#### [OBJECTIVE]
With the pictures left out, copy the listing below exactly.

++++++++

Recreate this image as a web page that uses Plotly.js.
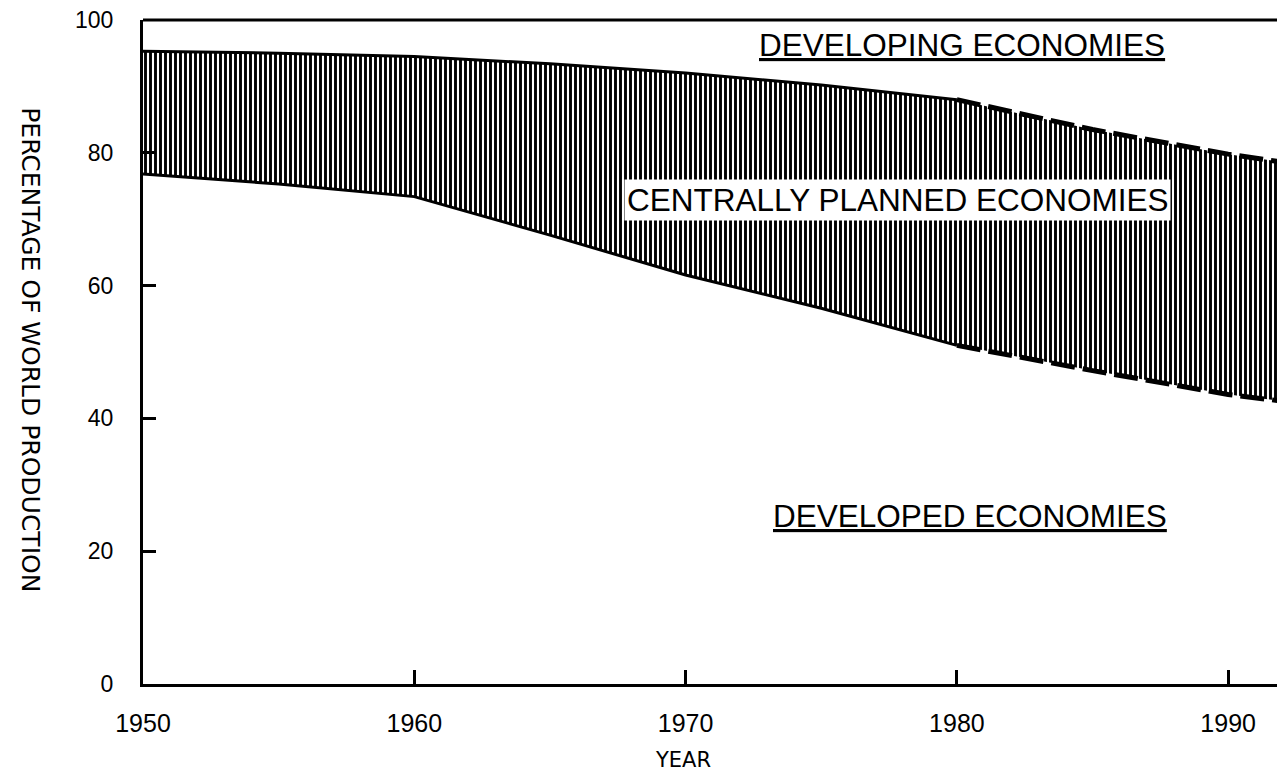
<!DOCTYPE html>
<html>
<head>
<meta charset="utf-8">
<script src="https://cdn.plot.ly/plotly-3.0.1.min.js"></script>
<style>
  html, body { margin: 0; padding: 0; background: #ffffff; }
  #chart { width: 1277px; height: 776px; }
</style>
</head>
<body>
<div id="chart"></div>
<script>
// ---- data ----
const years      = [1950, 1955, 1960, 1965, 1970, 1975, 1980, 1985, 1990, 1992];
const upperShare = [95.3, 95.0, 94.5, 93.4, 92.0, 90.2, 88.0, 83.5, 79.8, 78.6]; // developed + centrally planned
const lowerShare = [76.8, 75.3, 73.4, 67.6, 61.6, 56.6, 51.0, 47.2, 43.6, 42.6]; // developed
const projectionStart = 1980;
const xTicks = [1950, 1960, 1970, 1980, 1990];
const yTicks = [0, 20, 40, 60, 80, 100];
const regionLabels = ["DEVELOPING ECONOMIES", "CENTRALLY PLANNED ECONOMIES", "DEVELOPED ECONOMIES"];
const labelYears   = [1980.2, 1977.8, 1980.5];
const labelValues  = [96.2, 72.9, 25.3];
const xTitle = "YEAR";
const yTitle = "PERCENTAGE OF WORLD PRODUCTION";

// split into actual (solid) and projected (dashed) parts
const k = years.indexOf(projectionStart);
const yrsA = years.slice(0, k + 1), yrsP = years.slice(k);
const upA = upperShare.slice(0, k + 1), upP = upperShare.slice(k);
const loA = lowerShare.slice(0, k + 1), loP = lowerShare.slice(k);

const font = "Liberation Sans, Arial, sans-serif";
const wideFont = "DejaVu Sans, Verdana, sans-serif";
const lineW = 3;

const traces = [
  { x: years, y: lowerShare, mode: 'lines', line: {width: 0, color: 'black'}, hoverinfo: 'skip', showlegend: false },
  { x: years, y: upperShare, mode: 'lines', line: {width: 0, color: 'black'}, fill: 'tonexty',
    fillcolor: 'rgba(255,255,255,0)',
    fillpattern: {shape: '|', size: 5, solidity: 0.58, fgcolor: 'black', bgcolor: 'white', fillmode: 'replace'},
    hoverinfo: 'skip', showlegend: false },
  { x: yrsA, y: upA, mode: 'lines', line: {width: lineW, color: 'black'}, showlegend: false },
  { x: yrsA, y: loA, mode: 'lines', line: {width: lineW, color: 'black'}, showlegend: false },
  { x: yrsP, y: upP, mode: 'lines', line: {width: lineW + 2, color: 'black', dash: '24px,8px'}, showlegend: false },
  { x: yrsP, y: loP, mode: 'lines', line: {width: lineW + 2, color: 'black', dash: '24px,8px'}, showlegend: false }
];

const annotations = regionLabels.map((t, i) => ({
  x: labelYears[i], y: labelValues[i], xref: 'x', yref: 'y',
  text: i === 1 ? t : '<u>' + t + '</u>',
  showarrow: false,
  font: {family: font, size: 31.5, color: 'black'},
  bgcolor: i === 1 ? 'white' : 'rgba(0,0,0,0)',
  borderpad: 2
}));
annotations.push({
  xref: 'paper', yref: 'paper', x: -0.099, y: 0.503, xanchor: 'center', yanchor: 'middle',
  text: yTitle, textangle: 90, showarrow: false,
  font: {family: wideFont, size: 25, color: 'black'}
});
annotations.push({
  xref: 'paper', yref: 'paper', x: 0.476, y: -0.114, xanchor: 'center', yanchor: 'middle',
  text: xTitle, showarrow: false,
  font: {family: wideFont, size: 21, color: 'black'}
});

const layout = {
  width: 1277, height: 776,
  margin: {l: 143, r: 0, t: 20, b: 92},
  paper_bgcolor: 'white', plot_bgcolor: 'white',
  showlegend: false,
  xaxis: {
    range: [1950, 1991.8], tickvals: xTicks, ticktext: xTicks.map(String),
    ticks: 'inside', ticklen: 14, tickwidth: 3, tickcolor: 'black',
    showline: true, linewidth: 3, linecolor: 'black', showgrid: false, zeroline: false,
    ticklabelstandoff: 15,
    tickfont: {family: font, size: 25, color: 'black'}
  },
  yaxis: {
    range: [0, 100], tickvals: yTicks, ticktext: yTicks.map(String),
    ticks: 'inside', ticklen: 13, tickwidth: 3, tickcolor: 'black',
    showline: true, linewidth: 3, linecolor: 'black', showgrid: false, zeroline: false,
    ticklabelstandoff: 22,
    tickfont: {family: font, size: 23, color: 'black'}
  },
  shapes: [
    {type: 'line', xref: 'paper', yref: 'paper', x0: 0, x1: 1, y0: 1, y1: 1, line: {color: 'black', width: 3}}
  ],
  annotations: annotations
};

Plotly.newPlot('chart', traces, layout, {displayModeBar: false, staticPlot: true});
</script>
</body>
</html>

++++++++

#### [ANSWER TO THIS PROBLEM]
Recreate this image as a web page that uses Plotly.js.
<!DOCTYPE html>
<html>
<head>
<meta charset="utf-8">
<script src="https://cdn.plot.ly/plotly-3.0.1.min.js"></script>
<style>
  html, body { margin: 0; padding: 0; background: #ffffff; }
  #chart { width: 1277px; height: 776px; }
</style>
</head>
<body>
<div id="chart"></div>
<script>
// ---- data ----
const years      = [1950, 1955, 1960, 1965, 1970, 1975, 1980, 1985, 1990, 1992];
const upperShare = [95.3, 95.0, 94.5, 93.4, 92.0, 90.2, 88.0, 83.5, 79.8, 78.6]; // developed + centrally planned
const lowerShare = [76.8, 75.3, 73.4, 67.6, 61.6, 56.6, 51.0, 47.2, 43.6, 42.6]; // developed
const projectionStart = 1980;
const xTicks = [1950, 1960, 1970, 1980, 1990];
const yTicks = [0, 20, 40, 60, 80, 100];
const regionLabels = ["DEVELOPING ECONOMIES", "CENTRALLY PLANNED ECONOMIES", "DEVELOPED ECONOMIES"];
const labelYears   = [1980.2, 1977.8, 1980.5];
const labelValues  = [96.2, 72.9, 25.3];
const xTitle = "YEAR";
const yTitle = "PERCENTAGE OF WORLD PRODUCTION";

// split into actual (solid) and projected (dashed) parts
const k = years.indexOf(projectionStart);
const yrsA = years.slice(0, k + 1), yrsP = years.slice(k);
const upA = upperShare.slice(0, k + 1), upP = upperShare.slice(k);
const loA = lowerShare.slice(0, k + 1), loP = lowerShare.slice(k);

const font = "Liberation Sans, Arial, sans-serif";
const wideFont = "DejaVu Sans, Verdana, sans-serif";
const lineW = 3;

const traces = [
  { x: years, y: lowerShare, mode: 'lines', line: {width: 0, color: 'black'}, hoverinfo: 'skip', showlegend: false },
  { x: years, y: upperShare, mode: 'lines', line: {width: 0, color: 'black'}, fill: 'tonexty',
    fillcolor: 'rgba(255,255,255,0)',
    fillpattern: {shape: '|', size: 5, solidity: 0.58, fgcolor: 'black', bgcolor: 'white', fillmode: 'replace'},
    hoverinfo: 'skip', showlegend: false },
  { x: yrsA, y: upA, mode: 'lines', line: {width: lineW, color: 'black'}, showlegend: false },
  { x: yrsA, y: loA, mode: 'lines', line: {width: lineW, color: 'black'}, showlegend: false },
  { x: yrsP, y: upP, mode: 'lines', line: {width: lineW + 2, color: 'black', dash: '24px,8px'}, showlegend: false },
  { x: yrsP, y: loP, mode: 'lines', line: {width: lineW + 2, color: 'black', dash: '24px,8px'}, showlegend: false }
];

const annotations = regionLabels.map((t, i) => ({
  x: labelYears[i], y: labelValues[i], xref: 'x', yref: 'y',
  text: i === 1 ? t : '<u>' + t + '</u>',
  showarrow: false,
  font: {family: font, size: 31.5, color: 'black'},
  bgcolor: i === 1 ? 'white' : 'rgba(0,0,0,0)',
  borderpad: 2
}));
annotations.push({
  xref: 'paper', yref: 'paper', x: -0.099, y: 0.503, xanchor: 'center', yanchor: 'middle',
  text: yTitle, textangle: 90, showarrow: false,
  font: {family: wideFont, size: 25, color: 'black'}
});
annotations.push({
  xref: 'paper', yref: 'paper', x: 0.476, y: -0.114, xanchor: 'center', yanchor: 'middle',
  text: xTitle, showarrow: false,
  font: {family: wideFont, size: 21, color: 'black'}
});

const layout = {
  width: 1277, height: 776,
  margin: {l: 143, r: 0, t: 20, b: 92},
  paper_bgcolor: 'white', plot_bgcolor: 'white',
  showlegend: false,
  xaxis: {
    range: [1950, 1991.8], tickvals: xTicks, ticktext: xTicks.map(String),
    ticks: 'inside', ticklen: 14, tickwidth: 3, tickcolor: 'black',
    showline: true, linewidth: 3, linecolor: 'black', showgrid: false, zeroline: false,
    ticklabelstandoff: 15,
    tickfont: {family: font, size: 25, color: 'black'}
  },
  yaxis: {
    range: [0, 100], tickvals: yTicks, ticktext: yTicks.map(String),
    ticks: 'inside', ticklen: 13, tickwidth: 3, tickcolor: 'black',
    showline: true, linewidth: 3, linecolor: 'black', showgrid: false, zeroline: false,
    ticklabelstandoff: 22,
    tickfont: {family: font, size: 23, color: 'black'}
  },
  shapes: [
    {type: 'line', xref: 'paper', yref: 'paper', x0: 0, x1: 1, y0: 1, y1: 1, line: {color: 'black', width: 3}}
  ],
  annotations: annotations
};

Plotly.newPlot('chart', traces, layout, {displayModeBar: false, staticPlot: true});
</script>
</body>
</html>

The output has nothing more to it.